Sexual labor as labor has long been a controversial topic in academia and one critical support to sexual workers is from legal scholars Jennifer James, Jan Withers, Marilyn Haft and Sara Theiss(1975). Evidence could be found to reveal the discriminatory situation which sex workers are facing but the scholars claim that such third-party perspective is unnecessary here. They emphasised that there would be no difference between a woman choosing to be a clerk-typist or a prostitute if it is out of her own will.
Immediately the stance was challenged by three forms of argument. First, there is no such thing as “prostitutes’ consent” and therefore, prostitution would be slavery instead of work. Second, the working nature of prostitution could be considered as ‘only doing what comes naturally’ and some believe that having sex or companionship could not be counted as profession nor accomplishment of any sort. As the radical feminist D. A. Clarke(1993) argued, ‘the mechanics of sexual stimulation are so basic and lack complexity’. The third objection, as well as the most famous one, is that sexuality is always an undividable part of oneself and the selling of sexuality would be fundamentally selling of ‘self’ (Pateman, 1988). Some refute by claiming that the sale of ‘self’ do not only exist in sex industry, but also in all productive labor under capitalism: process of alienation by Marx. Pateman differentiates prostitution from wage slaves because no other job other than prostitution would involve buyer’s unilateral rights of using women’s body directly.
In seeking autonomy in sexual industry, Pateman believes that boundary maintenance is essential in work with physically and emotionally intimate attachment. Scheff (1983) explored the notion of ‘sex workers as emotional labor’ by applying sociological perspective in it. He pointed out that emotions are shaped by cultural ideologies and can be inwardly felt and expressed. Emotion is thus producible, performable and exchangeable. Audre Lorde(1984) questioned if manipulation of emotions in intimate act and sexual desire is plausible. Her argument lied on whether ‘the erotic’, which is non-instrumental and ‘true’, can be performed. She further illustrated the idea by using pornography as example. Pornography denied the power of the erotic, in her opinion. Instead, it suppresses true feeling and ‘alienates the unalienable’, which is women’s authentic feeling.

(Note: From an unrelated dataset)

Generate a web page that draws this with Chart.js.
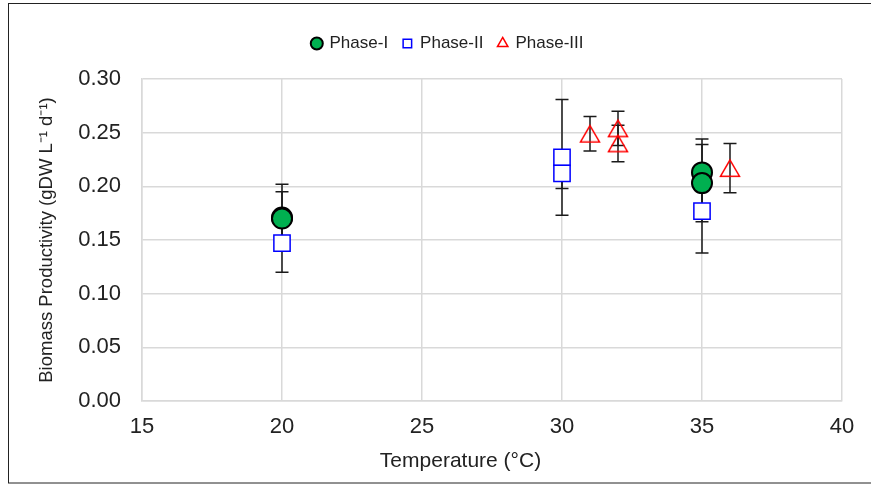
<!DOCTYPE html>
<html>
<head>
<meta charset="utf-8">
<script src="https://cdn.jsdelivr.net/npm/chart.js@4.4.1/dist/chart.umd.min.js"></script>
<style>
  body { margin: 0; background: #fff; }
  canvas { display: block; }
</style>
</head>
<body>
<canvas id="chart" width="871" height="487"></canvas>
<script>
// values: temperature, productivity, +/- error
const phase1X = [20, 20, 35, 35];
const phase1Y = [0.171, 0.170, 0.213, 0.203];
const phase1Err = [0.031, 0.025, 0.031, 0.036];

const phase2X = [20, 30, 30, 35];
const phase2Y = [0.147, 0.227, 0.212, 0.177];
const phase2Err = [0.027, 0.054, 0.014, 0.039];

const phase3X = [31, 32, 32, 36];
const phase3Y = [0.249, 0.254, 0.240, 0.217];
const phase3Err = [0.016, 0.016, 0.017, 0.023];

const xTickValues = [15, 20, 25, 30, 35, 40];
const yTickValues = [0, 0.05, 0.10, 0.15, 0.20, 0.25, 0.30];

const FONT = "'Liberation Sans', Arial, sans-serif";
const TEXT = '#222';
const GRID = '#d9d9d9';

function points(xs, ys) {
    return xs.map((x, i) => ({ x: x, y: ys[i] }));
}

// open triangle, centred on its bounding box like the spreadsheet markers
function triangleMarker() {
    const c = document.createElement('canvas');
    c.width = 24;
    c.height = 24;
    const g = c.getContext('2d');
    g.strokeStyle = '#ff0000';
    g.lineWidth = 1.5;
    g.beginPath();
    g.moveTo(12, 3.8);
    g.lineTo(21.5, 20.2);
    g.lineTo(2.5, 20.2);
    g.closePath();
    g.stroke();
    return c;
}

const errorBars = {
    id: 'errorBars',
    beforeDatasetsDraw(chart) {
        const { ctx, scales: { x, y } } = chart;
        ctx.save();
        ctx.strokeStyle = '#1a1a1a';
        ctx.lineWidth = 1.5;
        chart.data.datasets.forEach(ds => {
            ds.data.forEach((p, i) => {
                const px = x.getPixelForValue(p.x);
                const top = y.getPixelForValue(p.y + ds.errors[i]);
                const bot = y.getPixelForValue(p.y - ds.errors[i]);
                ctx.beginPath();
                ctx.moveTo(px, top);
                ctx.lineTo(px, bot);
                ctx.moveTo(px - 6.5, top);
                ctx.lineTo(px + 6.5, top);
                ctx.moveTo(px - 6.5, bot);
                ctx.lineTo(px + 6.5, bot);
                ctx.stroke();
            });
        });
        ctx.restore();
    }
};

const legendSpace = {
    id: 'legendSpace',
    beforeInit(chart) {
        const fit = chart.legend.fit;
        chart.legend.fit = function () {
            fit.bind(chart.legend)();
            this.height += 17;
        };
    },
    afterLayout(chart) {
        chart.legend.left += 27;
        chart.legend.right += 27;
    }
};

const frame = {
    id: 'frame',
    afterDraw(chart) {
        const ctx = chart.ctx;
        ctx.save();
        ctx.strokeStyle = '#222';
        ctx.lineWidth = 1;
        ctx.strokeRect(8.5, 3.5, 880, 479.5);
        ctx.restore();
    }
};

new Chart(document.getElementById('chart').getContext('2d'), {
    type: 'scatter',
    data: {
        datasets: [
            {
                label: 'Phase-I',
                data: points(phase1X, phase1Y),
                errors: phase1Err,
                pointStyle: 'circle',
                pointRadius: 10,
                backgroundColor: '#00b050',
                borderColor: '#000',
                borderWidth: 2
            },
            {
                label: 'Phase-II',
                data: points(phase2X, phase2Y),
                errors: phase2Err,
                pointStyle: 'rect',
                pointRadius: 11.5,
                backgroundColor: '#fff',
                borderColor: '#0000ff',
                borderWidth: 1.5
            },
            {
                label: 'Phase-III',
                data: points(phase3X, phase3Y),
                errors: phase3Err,
                pointStyle: triangleMarker(),
                pointRadius: 11,
                backgroundColor: 'rgba(0,0,0,0)',
                borderColor: '#ff0000',
                borderWidth: 1.5
            }
        ]
    },
    options: {
        responsive: false,
        animation: false,
        layout: { padding: { top: 20, right: 29, left: 0, bottom: 0 } },
        plugins: {
            tooltip: { enabled: false },
            legend: {
                position: 'top',
                labels: {
                    usePointStyle: true,
                    boxWidth: 8.5,
                    boxHeight: 8.5,
                    padding: 15,
                    color: TEXT,
                    font: { family: FONT, size: 17 },
                    generateLabels(chart) {
                        const items = Chart.defaults.plugins.legend.labels.generateLabels(chart);
                        items[2].pointStyle = 'triangle';
                        items[2].fillStyle = 'rgba(0,0,0,0)';
                        items[2].strokeStyle = '#ff0000';
                        items[2].lineWidth = 1.5;
                        return items;
                    }
                }
            }
        },
        scales: {
            x: {
                type: 'linear',
                min: xTickValues[0],
                max: xTickValues[xTickValues.length - 1],
                afterBuildTicks: s => { s.ticks = xTickValues.map(v => ({ value: v })); },
                afterFit: s => { s.height = 86; },
                grid: { color: GRID, lineWidth: 1.5, drawTicks: false },
                border: { color: GRID, width: 1.5 },
                ticks: { color: TEXT, padding: 13, font: { family: FONT, size: 22 } },
                title: {
                    display: true,
                    // trailing em spaces pull the centred title left, as in the original
                    text: 'Temperature (°C)\u2003\u2003\u2003',
                    color: TEXT,
                    padding: { top: 0, bottom: 13 },
                    font: { family: FONT, size: 21 }
                }
            },
            y: {
                type: 'linear',
                min: yTickValues[0],
                max: yTickValues[yTickValues.length - 1],
                afterBuildTicks: s => { s.ticks = yTickValues.map(v => ({ value: v })); },
                afterFit: s => { s.width = 142; },
                grid: { color: GRID, lineWidth: 1.5, drawTicks: false },
                border: { color: GRID, width: 1.5 },
                ticks: {
                    color: TEXT,
                    padding: 21,
                    font: { family: FONT, size: 22 },
                    callback: v => v.toFixed(2)
                },
                title: {
                    display: true,
                    text: 'Biomass Productivity (gDW L\u207B\u00B9 d\u207B\u00B9)',
                    color: TEXT,
                    padding: { top: 36, bottom: 0 },
                    font: { family: FONT, size: 18.5 }
                }
            }
        }
    },
    plugins: [errorBars, legendSpace, frame]
});
</script>
</body>
</html>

Hochschild(1983) raised the view of designating emotion as serving a signal function. She argued that emotions signal secret feelings and some hopes, desires, expectations or fears are not apparent to others, and to people’s own conscious. It could be something organized and socially engineered into some kinds of ability which could be performed. This, later became a very significant point of view in the discussion of emotional labor in sex industry, as it succeeds in transforming the unavoidable objectification of sex workers to a systematic, skillful and separable job.
Hochschild then elaborated her view and suggested that sexual workers should make good use of the sense of estrangement in doing the job. As sometimes prostitutes’ customers do not only desire for mere sexual relationships, but also the experience of intimacy within the whole process of sex. Knowing how to build up a character by recalling from past experiences is crucial and she rejects Lorde’s view on the objection of manipulating emotions. Instead, she thinks that sex workers could summon or create emotions through the process of ‘deep acting’, acting the experiences as real both to the customers and to themselves. By this, it causes feigning to be much easier by making it unnecessary. Moreover, such ‘deep acting’ could be practised and improved. As a result, Hochschild concluded that objectification of emotions could be something contributive: awareness and expression of feeling. There is no necessity in romanticizing the relationship between emotion and self, but such method has already achieved to create sex workers a less destructive process. That is, by controlling emotion well, it would be used as a useful tool in boundary maintenance, as pointed out by Pateman.
However, women in sex industry still face potential danger due to intensity of work, maturity of the workers, customer attitudes and cultural biases,etc, according to Hochschild. Male customers usually justified their ideology of serving their emotional needs by believing female workers ‘owe’ them respectful service. It was rooted from the traditional image of women’s deferential behavior. Unfortunately, women in sex industry remain unsecured due to the static biases towards them. Although to certain extent, the act of emotional labor raises the degree of autonomy of women in performing their job, reviews show difficulties for them to escape from shadow of social prescription and condemnation.